El Peatón

Publicado el Albeiro Guiral

Bajo el árbol de la inercia

Callamos, aunque sepamos de memoria el nombre del asesino.

Representación de Esperando a Godot, de Samuel Beckett.

La realidad del pueblo colombiano parece tomada del teatro del absurdo. Aparte de que el nuestro es un país individualista e hipócrita, gavillero, dador de coba y servil ―y de que para definir su sociedad fueron necesarios los peores epítetos posibles: patriótico, antiaborto, paramilitar de línea tibia y de línea dura, violador, corrupto, narco de comuna y narco doctor, desplazador, envenenador de la niñez, conformista, etcétera― convivimos, día a día, con la certeza de quién es el peor asesino vivo de la historia colombiana. Sin embargo, lo mejor que hacemos para llamar a la justicia en su contra, y a nuestro favor, es no pronunciar su nombre, es guardar el más incómodo, el más perjudicial de los silencios.

El asesino dio sus primeros pasos en la ilegalidad cuando empezó a habilitarle pistas clandestinas a Pablo Escobar, su igual, un imbécil multimillonario y misógino, para que transportara droga; como le fue tan bien con su apoyo a este negocio internacional, quiso quedarse con el lugar del capo cuando este cayó en los tejados de Medellín y su cadáver fue exhibido como un vulgar trofeo de guerra en los medios. El siguiente paso fue apoyar el armamento de sus amigos en común con el ídolo muerto, hacendados y caballistas que querían proteger la soberanía de las tierras que les habían robado a los campesinos en esta segunda colonización antioqueña. Como el mal llamado fenómeno se expandió por todo el país, el ahora experto en el oficio de la aserradura, sucesor del patriarca Aranzazu, tuvo que llegar a la presidencia y violar la Constitución para disimular la presencia de su hijo monstruoso mediante la extradición de sus colegas, la compra de testigos, la manipulación mediática, la calumnia, el sicariato y la posverdad.

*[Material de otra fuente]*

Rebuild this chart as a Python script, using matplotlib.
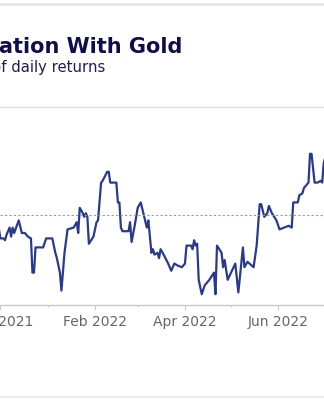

El peor asesino vivo de nuestra historia es, por otro lado, amante de las estadísticas: suele vérsele muy feliz cada vez que matan a una persona, a miles de personas, civiles e inocentes, incluso niños, a fin de ajustar el récord en la baja de tácitos guerrilleros. También, para él y sus acompañantes ilustres trabajan los mejores contadores de la región, pues han sido capaces de evadir los impuestos por sus innumerables bienes e ingresos, hasta el punto de que sus declaraciones de renta arrojan saldos a favor. Es, como pueden ver, un ejemplo de astucia e inteligencia; después, en ese orden, se encontrarían sus millones de feligreses entre el pueblo, que hacen gala de haber nacido sin neuronas y, por último, nos encontramos nosotros, sus opositores, los imbéciles mayores, revolucionarios de café, artistas comprometidos en Twitter, célebres presuntuosos, jóvenes promesas de la nada que no presionamos al asesino para que nos dé la cara, para que vaya a la cárcel o a un juicio sin manipulaciones.

Somos pocos, porque nos están matando; cada día seremos menos, porque sobramos. Vamos por la calle con desilusión, evocando un pasado mejor que tan solo vivieron nuestros abuelos en los pueblos donde La Violencia pasaba sin ser vista; no tenemos un momento de descanso porque nuestro receso para comer o solazarnos ―en las construcciones, en las calles donde vendemos la dignidad, en las cafeterías de las fábricas donde trabajamos a la hora, sin esperanza de una pensión y con la convicción de que podremos morirnos en las salas de espera de los hospitales― lo usamos para hablar del asesino sin nombrarlo y recordarnos, bajo el sol de los días, que todos tenemos un muerto a su salud. No hay momento de descanso en que no hablemos de política, dice alguien. Otro le responde: es decir, del asesino.

La realidad del pueblo colombiano parece tomada de la clásica tragicomedia de Samuel Beckett. Quienes nos oponemos a la violencia somos incapaces inclusive de idear una forma para colgarnos, como Vladimir y Estragón. Bajo el árbol de la inercia, aunque sepamos de memoria el nombre del asesino, callamos mientras esperamos la justicia que tal vez no llegará.